Federated learning is a distributed and encrypted system, which natually protects the customer’s privacy
Chen Tianjian, WeBank
The risk is that data becomes as siloed as today’s banking departments – and therefore it becomes very cumbersome and expensive to properly train a computer model.
Federated data
WeBank’s A.I. team is working with a Hong Kong-based startup called Clustar on “federated learning”. It is designed to integrate data scattered throughout different departments, companies, or jurisdictions. It takes data that is inert and makes it useful.
Federated learning requires companies and institutions to collaborate. But they can’t share or transfer data, which remains distributed and encrypted.
Take the example of WeBank’s pilot efforts to manage credit risk.
Traditional banks have little visibility over customers who
are applying for loans from multiple institutions. Yet such information is
vital to scoring a borrower’s risk.
Using federated learning, multiple banks jointly develop a model based on sub-models in each bank’s individual environment.
Let’s say a customer applies for a loan from Bank A. The bank’s credit officer has no way of knowing whether the applicant is already borrowing from other banks. But the co-developed algorithm could produce a general credit score suggesting this customer is risky. However, the algorithm doesn’t have the customer’s credit record, because each bank owns part of the record and therefore replies part of the question, while all related information is encrypted. Then it’s up to Bank A to either serve her a loan at a higher interest rate, or decline her altogether.
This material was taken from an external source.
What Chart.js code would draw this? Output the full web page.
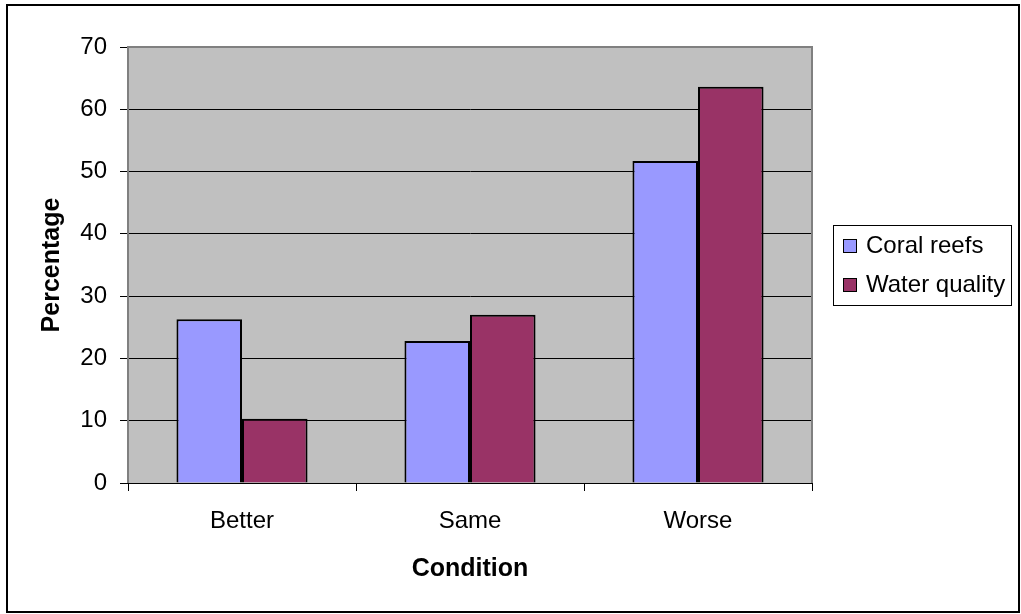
<!DOCTYPE html>
<html>
<head>
<meta charset="utf-8">
<script src="https://cdn.jsdelivr.net/npm/chart.js@4/dist/chart.umd.min.js"></script>
<style>
  html, body { margin: 0; padding: 0; background: #fff; }
  canvas { display: block; }
</style>
</head>
<body>
<canvas id="chart" width="1021" height="614"></canvas>
<script>
// Data
const categories = ['Better', 'Same', 'Worse'];
const coralReefs = [26.3, 22.8, 51.7];
const waterQuality = [10.3, 27.0, 63.6];
const seriesLabels = ['Coral reefs', 'Water quality'];
const seriesColors = ['#9999FF', '#993366'];
const yMin = 0, yMax = 70, yStep = 10;

const FONT = "'Liberation Sans', Arial, sans-serif";

// Plot background + gray frame (Excel style)
const plotFrame = {
    id: 'plotFrame',
    beforeDraw(chart) {
        const { ctx, chartArea: a } = chart;
        ctx.save();
        ctx.fillStyle = '#fff';
        ctx.fillRect(0, 0, chart.width, chart.height);
        ctx.fillStyle = '#C0C0C0';
        ctx.fillRect(a.left, a.top, a.right - a.left, a.bottom - a.top);
        ctx.restore();
    },
    beforeDatasetsDraw(chart) {
        const { ctx, chartArea: a } = chart;
        ctx.save();
        ctx.strokeStyle = '#808080';
        ctx.lineWidth = 2;
        ctx.beginPath();
        ctx.moveTo(a.left, a.bottom);
        ctx.lineTo(a.left, a.top);
        ctx.lineTo(a.right, a.top);
        ctx.lineTo(a.right, a.bottom);
        ctx.stroke();
        ctx.restore();
    },
    afterDraw(chart) {
        const { ctx } = chart;
        ctx.save();
        // outer border
        ctx.strokeStyle = '#000';
        ctx.lineWidth = 2;
        ctx.strokeRect(7, 5, 1012, 607);

        // legend box
        ctx.lineWidth = 1;
        ctx.strokeRect(833.5, 225.5, 178, 80);
        ctx.font = '24px ' + FONT;
        ctx.textBaseline = 'middle';
        ctx.textAlign = 'left';
        chart.data.datasets.forEach((ds, i) => {
            const cy = 246 + i * 39;
            ctx.fillStyle = ds.backgroundColor;
            ctx.fillRect(843, cy - 7, 14, 14);
            ctx.strokeStyle = '#000';
            ctx.strokeRect(843.5, cy - 6.5, 13, 13);
            ctx.fillStyle = '#000';
            ctx.fillText(ds.label, 866, cy);
        });
        ctx.restore();
    }
};

new Chart(document.getElementById('chart'), {
    type: 'bar',
    data: {
        labels: categories,
        datasets: [
            {
                label: seriesLabels[0],
                data: coralReefs,
                backgroundColor: seriesColors[0],
                borderColor: '#000',
                borderWidth: 2,
                barPercentage: 1.0,
                categoryPercentage: 0.575
            },
            {
                label: seriesLabels[1],
                data: waterQuality,
                backgroundColor: seriesColors[1],
                borderColor: '#000',
                borderWidth: 2,
                barPercentage: 1.0,
                categoryPercentage: 0.575
            }
        ]
    },
    options: {
        responsive: false,
        animation: false,
        layout: { padding: { left: 0, right: 209, top: 47, bottom: 0 } },
        plugins: {
            legend: { display: false },
            tooltip: { enabled: false }
        },
        scales: {
            x: {
                grid: { offset: true, drawOnChartArea: false, drawTicks: true, tickLength: 8, color: '#000' },
                border: { color: '#000', width: 1 },
                ticks: { color: '#000', font: { family: FONT, size: 24 }, padding: 16 },
                title: {
                    display: true, text: 'Condition', color: '#000',
                    font: { family: FONT, size: 25, weight: 'bold' },
                    padding: { top: 0, bottom: 30 }
                },
                afterFit(scale) { scale.height = 131; }
            },
            y: {
                min: yMin,
                max: yMax,
                grid: { color: '#000', tickLength: 8, lineWidth: 1 },
                border: { color: '#000', width: 1 },
                ticks: { stepSize: yStep, color: '#000', font: { family: FONT, size: 24 }, padding: 13 },
                title: {
                    display: true, text: 'Percentage', color: '#000',
                    font: { family: FONT, size: 25, weight: 'bold' },
                    padding: { top: 37, bottom: 0 }
                },
                afterFit(scale) { scale.width = 128; }
            }
        }
    },
    plugins: [plotFrame]
});
</script>
</body>
</html>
“Federated learning is a distributed and encrypted system,
which natually protects the customer’s privacy,” said Chen.
So one use case for federated learning is to link information to a user identity from among the universe of similar institutions – in this case, banks. Every time a given identity (a person) interacts with the banks, information is added to that identity. Other uses cases can help resolve differences in data for the same group of customers: for example, a bank and an e-commerce company may have the same customer base but a different set of data.
Computing challenges
Some of the concepts behind federated learning are similar to decentralized ledger technology, a.k.a. blockchain. Both technologies seek solutions at the level of the marketplace, rather than within single organizations. Both seek to enable transactions while preserving encryption, privacy, and security.
The challenge for federated learning is that making calculations using data that remains encrypted is incredibly difficult. Blockchain doesn’t require calculation, it’s just creating and validating information on a shared ledger: it’s just infrastructure. Federated learning is the prospect of adding brains to otherwise unconnected points of data, while leaving security intact.
Chen says encryption increases calculation volumes by hundreds of times. If A.I. training takes 10 hours in an unencrypted model, then an encrypted training session would require at least 100 hours, and maybe 1,000.
For WeBank’s collaboration with electronic invoice data, the model for credit risk took up to four months to become useful. But invoices involve small data sets, and a risk control model does not need to be updated quickly. It normally updates every six months, according to Chen.
“There is no problem to spend a hundred hours modeling in
this case,” Chen said. “But the
current computing power will limit the implementation in many other
areas that iterate quickly or that are data-intensive.”
However, WeBank is facing technical challenges to further implement federated A.I. model to more complicated use cases. That’s where Clustar comes in.
Clustar’s role
Clustar is an A.I. infrastructure startup launched by Chen Kai, a professor at Hong Kong University of Science and Technology (HKUST), in 2018. It has received $10 million investments from investors such as Sequoia Capital and Stone VC. Clustar reached a valuation of $80 million last month.
(Universities in Hong Kong have become an important force in recent years to push tech industrialisations. SenseTime was founded in 2014 by professors at Chinese University of Hong Kong and now it became a unicorn in AI space. Da Jiang or DJI, the world leader in camera drones, was founded in HKUST’s dormitory by Wang Frank Wang, a student at that time, backed by his professor Li Zexiang.)
Earlier this year, Clustar did a proof of concept with WeBank to speed up the computing process for federated learning.
“We’ve chosen Clustar because there is very few companies in
the market that can at the same time provide solutions for both network
transmission optimization and computational optimization,” said Chen Tianjian.
He explained the two solutions that Clustar brought.
FPGA and RDMA
First, a typical computer can only handle a calculation of 64 bits, but the encryption creates super-large figures, for example, of 1,024 bits. Therefore a computer would have to break down such large calculations in bite sizes, that is, in chunks of 64 bits. “It will become super lengthy,” said Zhang Junxue, executive vice president at Clustar.
The startup has brought in a technique called FPGA, or field-programmable gate array, to solve this. FPGA is hardware to customize a computer’s core system in order to expand its byte bandwidth, to 1,024 bits for example. It lets computers handle large calculations in a speedy manner.
In the PoC with WeBank, it sped up the process by four to five times, according to WeBank’s Chen.
The second solution is on the transmission side. Chen Kai, founder of Clustar, told DigFin that because of delay in data transmission, even if there are 10 computers calculating together, the actual computing power might only equate to two computers.
The solution is called
RDMA (remote direct memory access), which will remove all the intermediate
steps (copy the result from the computing card to the network card, copy again
to another computer’s network card, etc), and directly write the result to
another computer.
“It may be copied five to six times,” WeBank’s Chen said. “Because the transmission is very slow, most of the time, we might be waiting for the transfer of the result, instead of modeling.”
He said that Clustar’s RDMA solution can also speed up the process by four to five times – raising the prospect that federated A.I. can be applied to far more complex products and markets.